Sarah Lacina was crowned champion of Survivor: Game Changers and winner of its $1 million grand prize during the live portion of the finale broadcast on CBS.

Sarah, a 32-year-old police officer from Marion, IA, won Season 34 of Survivor with the majority of jury votes, more than half.

Sarah defeated Brad Culpepper, a 47-year-old retired NFL player from Tampa, FL, and Troy "Troyzan" Robertson, a 55-year-old photographer from Miami, FL, in the Final 3. Brad received three votes to win the game, while Troyzan earned zero. Behind them, Tai Trang finished in fourth place, Aubry Bracco claimed fifth place, and Cirie Fields placed sixth.

During an exclusive interview with Reality TV World following the finale, Sarah talked about her Survivor: Game Changers experience and victory. Below is the concluding portion of her interview.

Reality TV World: Brad was absolutely confident he could beat everyone at the final Tribal Council. Going into the jury questioning, how confident were you that you could beat Brad and Troyzan? And then how did those feelings change, if at all, by the end of that Tribal session?

Sarah Lacina: Going in, I'm like, "I've got this in the bag." As we're walking down to Tribal Council, I'm like, "Tai got voted out. I just won the game." I felt confident, you know, going to sleep that night and all day. And then I was just like, "I just won Survivor," and I was having a really good day, right?

We walk into Tribal Council and then the mood changes very quickly. I realized -- you could see how emotional people were and how upset they were. And at that point, I go, "I really underestimated people's feelings and how I've hurt people, that I might not have this in the bag." So it was a really hard pill to swallow, to see the damage I had done that I completely miscalculated.
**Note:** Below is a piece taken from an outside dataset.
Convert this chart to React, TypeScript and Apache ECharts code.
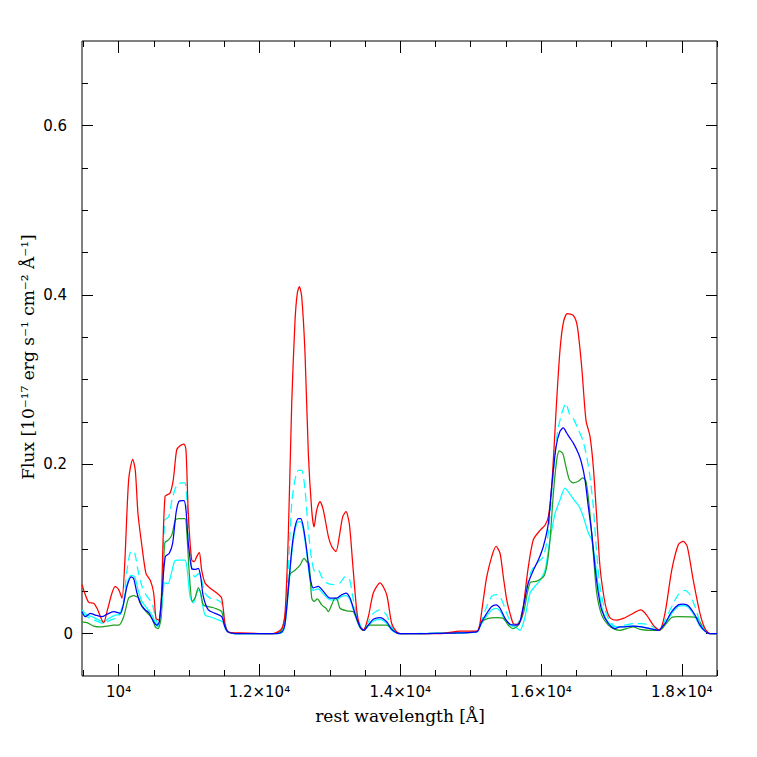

Reality TV World: Despite such damage, you stood by your gameplay in every way. What was your reaction when Debbie said, for example, that she had no respect for you or your game?

Sarah Lacina: Well, that's Debbie. Had it come from anyone else, I probably would've been like, "Oh wow," but coming from Debbie, I mean, we saw her be that way her first season, so, I was like, "Whatever." If someone else said it, then it probably would've hit home a little harder.

Reality TV World: Was there any part of you that believed Cirie was telling the truth when she told you that she was trying to play your steal-a-vote advantage for your own benefit? After all, moments before, she mentioned how her plan was to expose a rat and that someone would thank her after it was all said and done with. Could she and Michaela Bradshaw have done or said anything to make you believe they were being honest in that moment?

Sarah Lacina: When she took my vote, that's what I couldn't get over. If you're trying to save me, I'm the only person that can't write my name down and you're just expecting me to trust you that you have all these people under control and now they're not going to vote me out. I'm the only one who can't write my own name down, so don't be taking my vote.

So as she's trying to explain what she was doing, she's also trying to explain it quietly because we're at Tribal Council and she didn't want everyone to blow up her game. So there just wasn't time to recover from that, and then we get back from camp -- you obviously see us have it out -- but then the next day, we really did some recovery and she was able to say what she was doing.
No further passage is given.